The Detect function is a critical step to a robust cyber program - the faster a cyber event is detected, the faster the repercussions can be mitigated.
Examples of how to accomplish steps towards a specific Detect function:
- Anomalies & Events: Prepare your team to have the knowledge to collect and analyze data from multiple points to detect an event.
- Security & Continuous Monitoring: Make your team able to monitor your assets 24/7 or consider involving an MSS to supplement.
- Detection Processes: Attempt to know about a breach as soon as possible and follow disclosure requirements as needed. Your program should be able to detect inappropriate access to your data as quickly as possible.
Detecting a breach or event can be life or death for your business, making the Detect function of the Cybersecurity Framework critical to both security and business success. Following these best practices and implementing these solutions will help you scale your program and mitigate cybersecurity risk.
NIST CSF: Respond
NIST defines the Respond function as "Develop and implement appropriate activities to take action regarding a detected cybersecurity incident.”
"The Respond Function supports the ability to contain the impact of a potential cybersecurity incident. Examples of outcome Categories within this Function include Response Planning, Communications, Analysis, Mitigation, and Improvements".
The Respond function employs response planning, analysis, and mitigation activities to ensure that the cybersecurity program is in a state of continuous improvement.

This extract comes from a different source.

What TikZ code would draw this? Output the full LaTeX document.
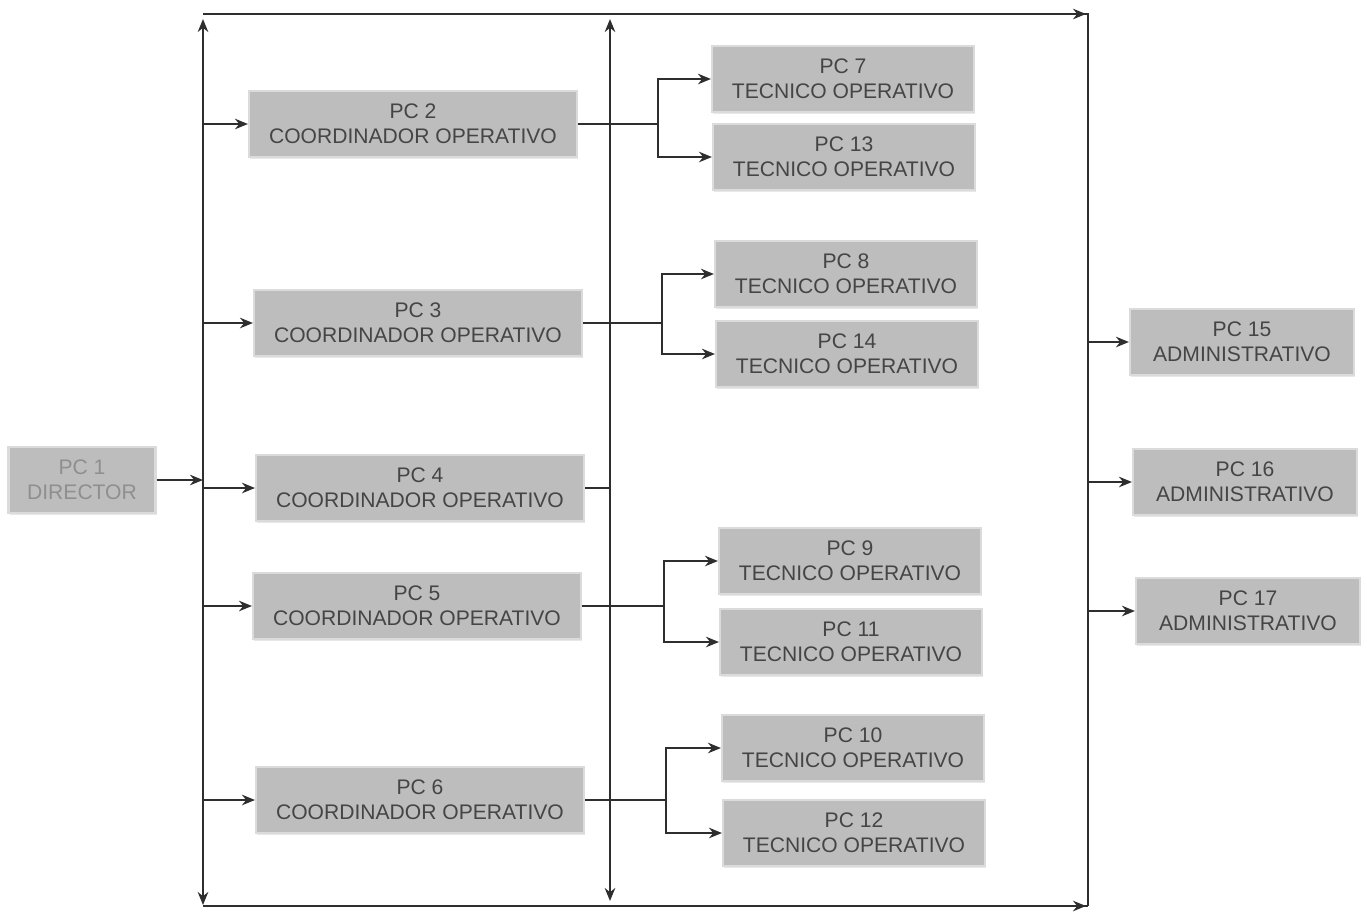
\documentclass[tikz,border=0pt]{standalone}
\usepackage{fontspec}
\setmainfont{Liberation Sans}
\usepackage{tikz}
\usetikzlibrary{arrows.meta,calc,shadows}
\definecolor{LineGray}{rgb}{0.18,0.18,0.18}
\definecolor{BoxGray}{rgb}{0.74,0.74,0.74}
\definecolor{TextGray}{rgb}{0.27,0.27,0.27}

\tikzset{
    pcbox/.style={fill=BoxGray, draw=BoxGray!55, line width=1.2pt, minimum height=1.32cm, align=center, text=TextGray,
        font=\fontsize{12}{14}\selectfont, inner sep=2pt,
        drop shadow={opacity=0.18, shadow xshift=0.8pt, shadow yshift=-1.2pt}},
    coord/.style={pcbox, minimum width=6.56cm},
    tecn/.style={pcbox, minimum width=5.24cm},
    admin/.style={pcbox, minimum width=4.48cm},
    bus/.style={LineGray, line width=1.3pt},
    arr/.style={LineGray, line width=1.3pt, -{Stealth[length=2.6mm,width=2.1mm]}}
}

\begin{document}
\begin{tikzpicture}[x=0.02cm,y=-0.02cm]
    \useasboundingbox (0,0) rectangle (1367,914);
    %%Bus corners
    \coordinate (lt) at (203,14);
    \coordinate (lb) at (203,906);
    \coordinate (mt) at (610,14);
    \coordinate (mb) at (610,906);
    \coordinate (rt) at (1088,14);
    \coordinate (rb) at (1088,906);
    %%Director
    \node[pcbox, minimum width=2.94cm, text=TextGray!60] (pc1) at (82,480) {PC 1\\DIRECTOR};
    %%Coordinators
    \node[coord] (pc2) at (413,124) {PC 2\\COORDINADOR OPERATIVO};
    \node[coord] (pc3) at (418,323) {PC 3\\COORDINADOR OPERATIVO};
    \node[coord] (pc4) at (420,488) {PC 4\\COORDINADOR OPERATIVO};
    \node[coord] (pc5) at (417,606) {PC 5\\COORDINADOR OPERATIVO};
    \node[coord] (pc6) at (420,800) {PC 6\\COORDINADOR OPERATIVO};
    %%Technicians
    \node[tecn] (pc7)  at (843,79)  {PC 7\\TECNICO OPERATIVO};
    \node[tecn] (pc13) at (844,157) {PC 13\\TECNICO OPERATIVO};
    \node[tecn] (pc8)  at (846,274) {PC 8\\TECNICO OPERATIVO};
    \node[tecn] (pc14) at (847,354) {PC 14\\TECNICO OPERATIVO};
    \node[tecn] (pc9)  at (850,561) {PC 9\\TECNICO OPERATIVO};
    \node[tecn] (pc11) at (851,642) {PC 11\\TECNICO OPERATIVO};
    \node[tecn] (pc10) at (853,748) {PC 10\\TECNICO OPERATIVO};
    \node[tecn] (pc12) at (854,833) {PC 12\\TECNICO OPERATIVO};
    %%Administration
    \node[admin] (pc15) at (1242,342) {PC 15\\ADMINISTRATIVO};
    \node[admin] (pc16) at (1245,482) {PC 16\\ADMINISTRATIVO};
    \node[admin] (pc17) at (1248,611) {PC 17\\ADMINISTRATIVO};
    %%Split points
    \coordinate (s2) at (658,0);
    \coordinate (s3) at (662,0);
    \coordinate (s5) at (664,0);
    \coordinate (s6) at (666,0);

    %%Buses
    \draw[bus] (lt) -- (rt) -- (rb);
    \draw[bus] (lb) -- (rb);
    \draw[arr] (pc1.east -| lt) -- ($(lt)+(0,5)$);
    \draw[arr] (pc1.east -| lt) -- ($(lb)+(0,-1)$);
    \draw[arr] (pc4.east -| mt) -- ($(mt)+(0,5)$);
    \draw[arr] (pc4.east -| mt) -- ($(mb)+(0,-5)$);
    \draw[arr] (lt) -- ($(rt)+(-2,0)$);
    \draw[arr] (lb) -- ($(rb)+(-2,0)$);
    %%Director
    \draw[arr] (pc1.east) -- (pc1.east -| lt);
    %%Coordinators
    \foreach \c in {pc2,pc3,pc4,pc5,pc6}
        \draw[arr] (\c.west -| lt) -- (\c.west);
    \draw[bus] (pc4.east) -- (pc4.east -| mt);
    \draw[bus] (pc2.east) -- (pc2.east -| s2);
    \draw[arr] (pc2.east -| s2) |- (pc7.west);
    \draw[arr] (pc2.east -| s2) |- (pc13.west);
    \draw[bus] (pc3.east) -- (pc3.east -| s3);
    \draw[arr] (pc3.east -| s3) |- (pc8.west);
    \draw[arr] (pc3.east -| s3) |- (pc14.west);
    \draw[bus] (pc5.east) -- (pc5.east -| s5);
    \draw[arr] (pc5.east -| s5) |- (pc9.west);
    \draw[arr] (pc5.east -| s5) |- (pc11.west);
    \draw[bus] (pc6.east) -- (pc6.east -| s6);
    \draw[arr] (pc6.east -| s6) |- (pc10.west);
    \draw[arr] (pc6.east -| s6) |- (pc12.west);
    %%Administration
    \foreach \a in {pc15,pc16,pc17}
        \draw[arr] (\a.west -| rt) -- (\a.west);
\end{tikzpicture}
\end{document}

Starting with an incident response plan is a vital first step to adopting the Respond function - ensuring compliance with necessary reporting requirements encrypted and transmitted securely for a given location and industry. An excellent next step is a mitigation plan - what are the steps your team will take to remediate identified risks to your program and organization?
NIST CSF: Recover
The Framework Core then identifies underlying key Categories and Subcategories for each Function and matches them with example Informative References such as existing standards, guidelines, and practices for each Subcategory (NIST).
According to NIST, Recover is defined as the need to "develop and implement the appropriate activities to maintain plans for resilience and restore any impaired capabilities or services due to a cybersecurity event.

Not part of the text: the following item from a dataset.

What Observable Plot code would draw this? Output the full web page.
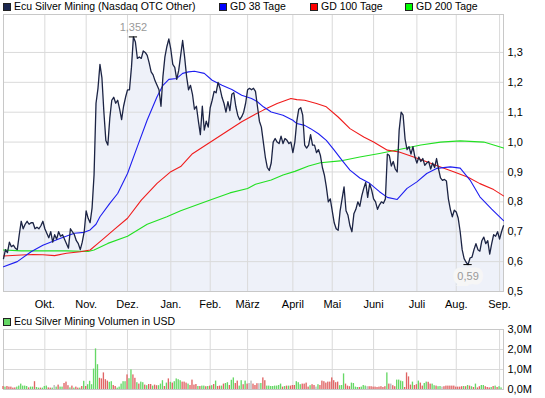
<!DOCTYPE html>
<html><head><meta charset="utf-8">
<script src="https://cdn.jsdelivr.net/npm/d3@7"></script>
<script src="https://cdn.jsdelivr.net/npm/@observablehq/plot@0.6"></script>
<style>
body{margin:0;background:#fff;}
#wrap{position:relative;width:545px;height:398px;overflow:hidden;font-family:"Liberation Sans",Arial,sans-serif;font-size:11px;color:#000;}
.lg{position:absolute;white-space:nowrap;line-height:12px;font-size:10.5px;}
.sw{position:absolute;width:6px;height:6px;border:1px solid #222;}
#wrap svg{position:absolute;left:0;overflow:visible;}
</style></head><body><div id="wrap"></div>
<script>
// ---- data ----
const monthTicks = [21,42,63,85,105,124,147,167,188,210,230,252];
const monthLabels = ["Okt.","Nov.","Dez.","Jan.","Feb.","März","April","Mai","Juni","Juli","Aug.","Sep."];
const priceTicks = [0.5,0.6,0.7,0.8,0.9,1.0,1.1,1.2,1.3];
const volTicks = [0,1,2,3];
const xDomain = [0,254];
const yDomain = [0.5,1.427];

// [trading-day index, price]
const priceData = [[0,0.61],[1,0.64],[2,0.63],[3,0.665],[4,0.65],[5,0.655],[6,0.645],[7,0.64],[8,0.69],[9,0.735],[10,0.71],[11,0.725],[12,0.735],[13,0.725],[14,0.73],[15,0.73],[16,0.71],[17,0.715],[18,0.71],[19,0.72],[20,0.735],[21,0.71],[22,0.695],[23,0.68],[24,0.70],[25,0.665],[26,0.69],[27,0.675],[28,0.70],[29,0.685],[30,0.69],[31,0.675],[32,0.66],[33,0.645],[34,0.71],[35,0.70],[36,0.69],[37,0.67],[38,0.66],[39,0.64],[40,0.665],[41,0.70],[42,0.77],
[43,0.745],[44,0.73],[45,0.78],[46,0.89],[47,1.13],[48,1.18],[49,1.26],[50,1.215],[51,1.10],[52,1.005],[53,0.99],[54,1.08],[55,1.14],[56,1.15],[57,1.13],[58,1.14],[59,1.11],[60,1.075],[61,1.12],[62,1.15],[63,1.175],[64,1.175],[65,1.25],[66,1.352],
[67,1.335],[68,1.28],[69,1.285],[70,1.28],[71,1.305],[72,1.30],[73,1.29],[74,1.265],[75,1.235],[76,1.225],[77,1.205],[78,1.19],[79,1.175],[80,1.12],[81,1.22],[82,1.285],[83,1.32],[84,1.345],[85,1.31],[86,1.26],[87,1.25],[88,1.21],[89,1.24],[90,1.29],[91,1.34],[92,1.285],[93,1.22],[94,1.175],[95,1.19],[96,1.16],[97,1.11],[98,1.12],[99,1.07],[100,1.025],[101,1.12],[102,1.04],[103,1.07],[104,1.05],[105,1.115],[106,1.14],[107,1.17],[108,1.165],[109,1.2],[110,1.18],[111,1.15],[112,1.13],[113,1.10],[114,1.135],[115,1.105],[116,1.16],[117,1.165],[118,1.12],[119,1.09],[120,1.075],[121,1.085],[122,1.10],[123,1.13],[124,1.175],[125,1.18],[126,1.175],[127,1.18],[128,1.17],[129,1.12],[130,1.07],[131,1.05],[132,1.0],[133,0.95],[134,0.915],[135,0.905],[136,0.93],[137,1.0],[138,1.012],[139,1.0],[140,0.995],[141,1.02],[142,0.995],[143,1.012],[144,1.006],[145,0.995],[146,1.0],[147,0.965],[148,1.0],[149,1.07],[150,1.11],[151,1.115],[152,1.09],[153,0.99],[154,0.98],[155,0.99],[156,1.025],[157,0.99],[158,0.99],[159,0.965],[160,0.975],[161,0.955],[162,0.915],[163,0.89],[164,0.85],[165,0.80],[166,0.81],[167,0.77],[168,0.73],[169,0.71],[170,0.705],[171,0.77],[172,0.81],[173,0.85],[174,0.77],[175,0.755],[176,0.72],[177,0.70],[178,0.76],[179,0.775],[180,0.80],[181,0.785],[182,0.82],[183,0.845],[184,0.865],[185,0.815],[186,0.86],[187,0.84],[188,0.81],[189,0.80],[190,0.775],[191,0.79],[192,0.80],[193,0.795],[194,0.81],[195,0.96],[196,0.955],[197,0.92],[198,0.935],[199,0.91],[200,0.90],[201,1.04],[202,1.10],[203,1.09],[204,1.01],[205,0.975],[206,0.985],[207,0.96],[208,0.985],[209,0.95],[210,0.93],[211,0.95],[212,0.935],[213,0.945],[214,0.922],[215,0.93],[216,0.935],[217,0.91],[218,0.93],[219,0.915],[220,0.945],[221,0.91],[222,0.88],[223,0.872],[224,0.875],[225,0.87],[226,0.81],[227,0.775],[228,0.75],[229,0.772],[230,0.766],[231,0.745],[232,0.70],[233,0.64],[234,0.61],[235,0.598],[236,0.59],[237,0.612],[238,0.615],[239,0.64],[240,0.66],[241,0.64],[242,0.635],[243,0.67],[244,0.682],[245,0.66],[246,0.67],[247,0.625],[248,0.66],[249,0.69],[250,0.685],[251,0.70],[252,0.675],[253,0.70],[254,0.72]];

const gd38 = [[0,0.583],[7,0.60],[14,0.633],[20,0.655],[29,0.678],[36,0.695],[41,0.698],[44,0.706],[47,0.725],[49,0.75],[54,0.795],[58,0.828],[63,0.895],[68,0.985],[73,1.074],[78,1.152],[81,1.19],[84,1.21],[88,1.213],[91,1.23],[94,1.235],[97,1.237],[102,1.23],[106,1.207],[111,1.19],[116,1.176],[121,1.157],[126,1.146],[129,1.135],[132,1.118],[136,1.101],[142,1.09],[147,1.073],[149,1.062],[153,1.056],[156,1.045],[160,1.028],[164,1.006],[168,0.973],[172,0.939],[176,0.906],[181,0.88],[186,0.862],[191,0.834],[195,0.815],[200,0.808],[205,0.845],[210,0.867],[215,0.895],[220,0.912],[227,0.917],[232,0.913],[237,0.873],[242,0.817],[248,0.776],[254,0.737]];

const gd100 = [[0,0.619],[9,0.622],[15,0.624],[20,0.623],[26,0.62],[32,0.628],[39,0.633],[44,0.639],[48,0.661],[51,0.678],[56,0.706],[63,0.745],[70,0.806],[78,0.862],[85,0.901],[90,0.918],[96,0.961],[104,0.995],[113,1.034],[121,1.068],[127,1.09],[132,1.107],[139,1.129],[146,1.146],[149,1.142],[153,1.14],[159,1.129],[164,1.118],[170,1.084],[176,1.045],[183,1.017],[188,1.0],[195,0.973],[201,0.967],[208,0.951],[215,0.934],[222,0.917],[229,0.9],[236,0.882],[242,0.861],[249,0.841],[254,0.82]];

const gd200 = [[0,0.639],[9,0.636],[19,0.636],[32,0.636],[43,0.634],[46,0.639],[53,0.661],[63,0.685],[73,0.725],[83,0.75],[90,0.77],[105,0.806],[115,0.83],[124,0.845],[128,0.859],[136,0.873],[142,0.89],[148,0.902],[155,0.92],[161,0.931],[171,0.937],[181,0.95],[191,0.962],[201,0.975],[212,0.99],[222,1.0],[232,1.004],[244,1.0],[249,0.99],[254,0.98]];

// daily volume in million USD, and direction (g = up, r = down, n = unchanged)
const volume = [0.15,0.12,0.15,0.12,0.12,0.07,0.08,0.12,0.17,0.27,
0.17,0.17,0.15,0.08,0.12,0.12,0.39,0.10,0.07,0.07,
0.07,0.15,0.17,0.08,0.07,0.07,0.20,0.12,0.22,0.12,
0.12,0.30,0.37,0.19,0.08,0.17,0.07,0.12,0.07,0.07,
0.15,0.41,0.15,0.24,0.41,0.24,1.02,2.03,1.24,0.56,
0.53,0.83,0.49,0.42,0.36,0.39,0.20,0.15,0.07,0.12,
0.27,0.39,0.39,0.73,0.54,0.98,0.73,0.56,0.34,0.27,
0.37,0.34,0.22,0.19,0.25,0.25,0.17,0.22,0.19,0.19,
0.27,0.44,0.15,0.32,0.53,0.36,0.32,0.39,0.53,0.49,
0.44,0.37,0.37,0.32,0.27,0.20,0.47,0.22,0.25,0.15,
0.15,0.17,0.17,0.14,0.15,0.17,0.19,0.25,0.42,0.15,
0.17,0.17,0.27,0.30,0.34,0.20,0.46,0.58,0.30,0.42,
0.17,0.44,0.24,0.42,0.27,0.30,0.42,0.27,0.20,0.29,
0.29,0.30,0.58,0.44,0.17,0.17,0.15,
0.15,0.17,0.17,0.20,0.27,0.12,0.15,0.17,0.17,0.17,
0.20,0.20,0.39,0.34,0.24,0.27,0.27,0.32,0.12,0.19,
0.24,0.20,0.12,0.24,0.20,0.42,0.39,0.32,0.37,0.37,
0.58,0.44,0.34,0.37,0.19,0.20,0.78,0.27,0.17,0.14,
0.32,0.30,0.12,0.10,0.10,0.12,0.20,0.17,0.14,0.14,
0.14,0.12,0.12,0.10,0.12,0.14,0.10,0.14,0.83,0.27,
0.27,0.19,0.14,0.47,0.47,0.42,0.39,0.10,0.83,0.63,
0.22,0.37,0.20,0.24,0.42,0.32,0.17,0.30,0.37,0.36,
0.27,0.27,0.19,0.17,0.14,0.15,0.12,0.14,0.17,0.17,
0.17,0.17,0.17,0.12,0.12,0.12,0.14,0.15,0.14,0.20,
0.17,0.14,0.10,0.27,0.08,0.14,0.20,0.20,0.14,0.10,
0.08,0.10,0.15,0.17,0.10,0.14,0.08];
const volDir = ("rgrrrrrggg"+"gggrggrggr"+"gggrrgngrg"+"grrrgrgrrg"+"rgrggggggr"+"rrrrggrrgg"+"gggrggrrgr"+"ggrgrrgrrg"+"ggrgrgrggg"+"grrrgrrrrg"+"rggrgrgrgr"+"rgrggrggrr"+"ggrgrnnrrr"+"ngrrggg"+
"gggggrgrgr"+"rrgggrrrrg"+"rrngrrrrrr"+"rrrrgggrrr"+"ggggrgggnr"+"rrrrrrrrgr"+"nrrggggrrr"+"rgrrgrrggr"+"rggrggnrrr"+"rrrrrrrgrg"+"rgrgrrggrr"+"rgrgrgg").split("");

// ---- build ----
const price = priceData.map(([i,v]) => ({i, v}));
const toObj = a => a.map(([i,v]) => ({i, v}));
const vols = volume.map((v,i) => ({i, v, c: volDir[i] || "g"}));
const font = '"Liberation Sans", Arial, sans-serif';
const comma1 = d => d.toFixed(1).replace(".", ",");
const maxP = d3.greatest(price, d => d.v);
const minP = d3.least(price, d => d.v);
const gridCol = "#dadada";

const main = Plot.plot({
  width: 545, height: 310,
  marginTop: 14, marginBottom: 19, marginLeft: 3, marginRight: 42,
  style: {fontFamily: font, fontSize: "11px", background: "transparent", color: "#000"},
  x: {domain: xDomain, ticks: monthTicks, tickFormat: d => monthLabels[monthTicks.indexOf(d)], tickSize: 0, tickPadding: 9, label: null},
  y: {domain: yDomain, ticks: priceTicks, tickFormat: comma1, tickSize: 0, tickPadding: 4, axis: "right", label: null},
  marks: [
    Plot.areaY(price, {x: "i", y1: yDomain[0], y2: "v", fill: "#eef1f9"}),
    Plot.ruleX(monthTicks, {stroke: gridCol}),
    Plot.ruleY(priceTicks.slice(1), {stroke: gridCol}),
    Plot.frame({stroke: "#c8c8c8"}),
    Plot.line(toObj(gd200), {x: "i", y: "v", stroke: "#22e022", strokeWidth: 1.1}),
    Plot.line(toObj(gd100), {x: "i", y: "v", stroke: "#f01c1c", strokeWidth: 1.1}),
    Plot.line(toObj(gd38), {x: "i", y: "v", stroke: "#1e1ef0", strokeWidth: 1.1}),
    Plot.line(price, {x: "i", y: "v", stroke: "#1c2444", strokeWidth: 1.3}),
    Plot.ruleY([maxP], {x1: d => d.i - 2.1, x2: d => d.i + 2.1, y: "v", stroke: "#000"}),
    Plot.text([maxP], {x: "i", y: "v", text: d => d.v.toFixed(3).replace(".", ","), dy: -9, fill: "#999", fontSize: 11}),
    Plot.ruleY([minP], {x1: d => d.i - 2.1, x2: d => d.i + 2.1, y: "v", stroke: "#000"}),
    Plot.text([minP], {x: "i", y: "v", text: d => d.v.toFixed(2).replace(".", ","), dy: 12, fill: "#999", fontSize: 11,
      stroke: "#f6f6f6", strokeWidth: 9, strokeLinejoin: "miter", paintOrder: "stroke"})
  ]
});
main.style.top = "0px";

const vol = Plot.plot({
  width: 545, height: 88,
  marginTop: 19, marginBottom: 9, marginLeft: 3, marginRight: 42,
  style: {fontFamily: font, fontSize: "11px", background: "transparent", color: "#000"},
  x: {domain: xDomain, axis: null},
  y: {domain: [0, 3], ticks: volTicks, tickFormat: d => comma1(d) + "M", tickSize: 0, tickPadding: 4, axis: "right", label: null},
  color: {domain: ["g", "r", "n"], range: ["#66d866", "#e06464", "#b8b8b8"]},
  marks: [
    Plot.ruleX(monthTicks, {stroke: gridCol}),
    Plot.ruleY([1, 2], {stroke: gridCol}),
    Plot.frame({stroke: "#c8c8c8"}),
    Plot.rectY(vols, {x1: d => d.i - 0.34, x2: d => d.i + 0.34, y: "v", fill: "c"})
  ]
});
vol.style.top = "310px";

const wrap = document.getElementById("wrap");
wrap.appendChild(main);
wrap.appendChild(vol);

// legends
const legendItems = [
  {label: "Ecu Silver Mining (Nasdaq OTC Other)", color: "#1c2850", x: 3, top: 0},
  {label: "GD 38 Tage", color: "#0000ff", x: 219, top: 0},
  {label: "GD 100 Tage", color: "#ff0000", x: 310, top: 0},
  {label: "GD 200 Tage", color: "#00ff00", x: 405, top: 0},
  {label: "Ecu Silver Mining Volumen in USD", color: "#66d866", x: 3, top: 315}
];
for (const it of legendItems) {
  const sw = document.createElement("div");
  sw.className = "sw";
  sw.style.left = it.x + "px";
  sw.style.top = (it.top + 3) + "px";
  sw.style.background = it.color;
  wrap.appendChild(sw);
  const t = document.createElement("div");
  t.className = "lg";
  t.style.left = (it.x + 11) + "px";
  t.style.top = it.top + "px";
  t.textContent = it.label;
  wrap.appendChild(t);
}
</script>
</body></html>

The Recover Function supports timely recovery to normal operations to reduce the impact of a cybersecurity event. Examples of outcomes for this function include Recovery Planning, Improvements, and Communications.
Recover includes these areas:
- Recovery Planning: Recovery procedures are tested, executed, and maintained so that your program can mitigate the effects of an event sooner rather than later
- Improvement: Recovery planning and processes are improved when events happen, and areas for improvement are identified and solutions put together
- Communication: Coordinate internally and externally for greater organization, thorough planning, and execution
The Recover function is essential not only in the eyes of the business and security team but also in that of customers and the market. Swift recovery with grace and tactfulness puts businesses in much better positions internally and externally than otherwise. Aligning a recovery plan will help ensure that, if a breach does occur, the company will be able to stay on track to achieve the necessary goals and objectives.

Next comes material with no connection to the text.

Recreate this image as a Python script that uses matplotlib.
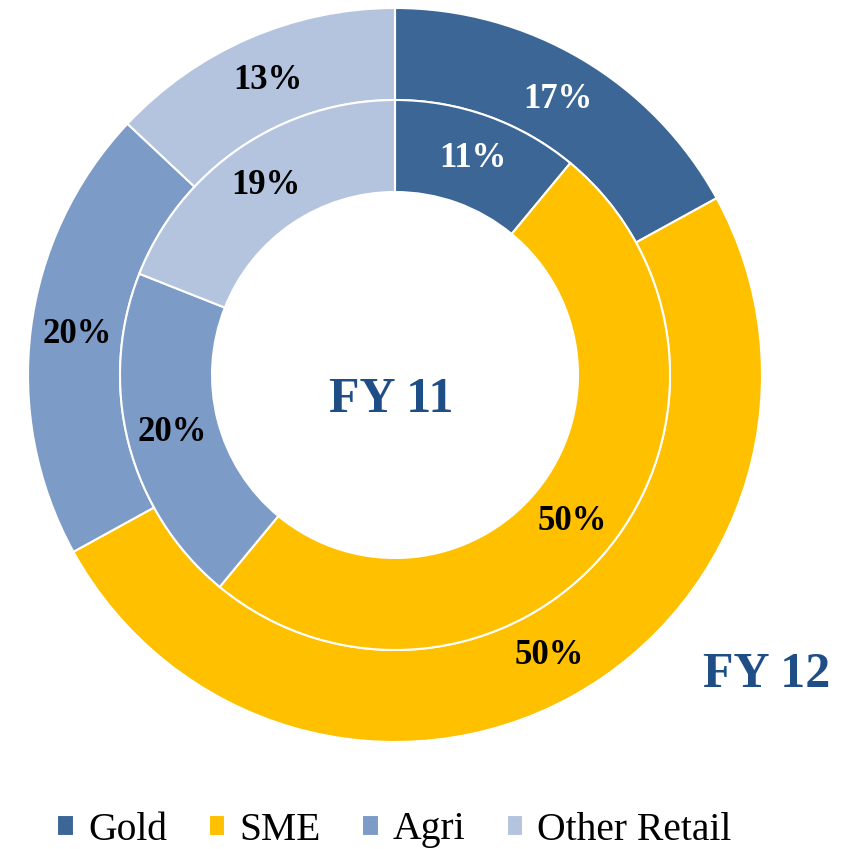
import matplotlib.pyplot as plt

categories = ['Gold', 'SME', 'Agri', 'Other Retail']
fy12 = [17, 50, 20, 13]   # outer ring
fy11 = [11, 50, 20, 19]   # inner ring
colors = ['#3B6696', '#FFC000', '#7C9BC7', '#B4C4DF']
label_colors = ['white', 'black', 'black', 'black']

plt.rcParams['font.family'] = ['Liberation Serif', 'DejaVu Serif']

fig = plt.figure(figsize=(8.5, 8.49), dpi=100)
ax = fig.add_axes([0, 0, 1, 1])
ax.set_xlim(0, 850)
ax.set_ylim(0, 849)
ax.set_aspect('equal')
ax.axis('off')

cx, cy = 395, 474

w_out, _, t_out = ax.pie(fy12, radius=367, center=(cx, cy), colors=colors,
                         startangle=90, counterclock=False,
                         autopct='%.0f%%', pctdistance=0.873,
                         wedgeprops=dict(width=92, edgecolor='white', linewidth=1.5))
w_in, _, t_in = ax.pie(fy11, radius=275, center=(cx, cy), colors=colors,
                       startangle=90, counterclock=False,
                       autopct='%.0f%%', pctdistance=0.835,
                       wedgeprops=dict(width=92, edgecolor='white', linewidth=1.5))

for texts in (t_out, t_in):
    for t, c in zip(texts, label_colors):
        t.set_color(c)
        t.set_fontsize(25)
        t.set_fontweight('bold')

ax.set_xlim(0, 850)
ax.set_ylim(0, 849)

ax.text(cx - 4, 849 - 400, 'FY 11', ha='center', va='center', fontsize=36,
        fontweight='bold', color='#1F4E87')
ax.text(767, 849 - 675, 'FY 12', ha='center', va='center', fontsize=36,
        fontweight='bold', color='#1F4E87')

ax.legend(w_out, categories, loc='center', bbox_to_anchor=(0.464, 19 / 849),
          ncol=4, frameon=False, fontsize=28.5, handlelength=0.42, handleheight=0.42,
          handletextpad=0.35, columnspacing=1.05)

fig.savefig('out.png', dpi=100)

Implementing the NIST Framework Core
Cybersecurity based on the NIST Cybersecurity Framework can be a challenge. Regardless of how challenging it could be, it will be worthwhile, though. Given that the Framework is based on outcomes rather than specific controls, it allows organizations to build from a strong foundation and supplement to achieve compliance with new regulations as they emerge. Further, a NIST Cybersecurity assessment will help empower continuous compliance and support communication between technical and business-side stakeholders.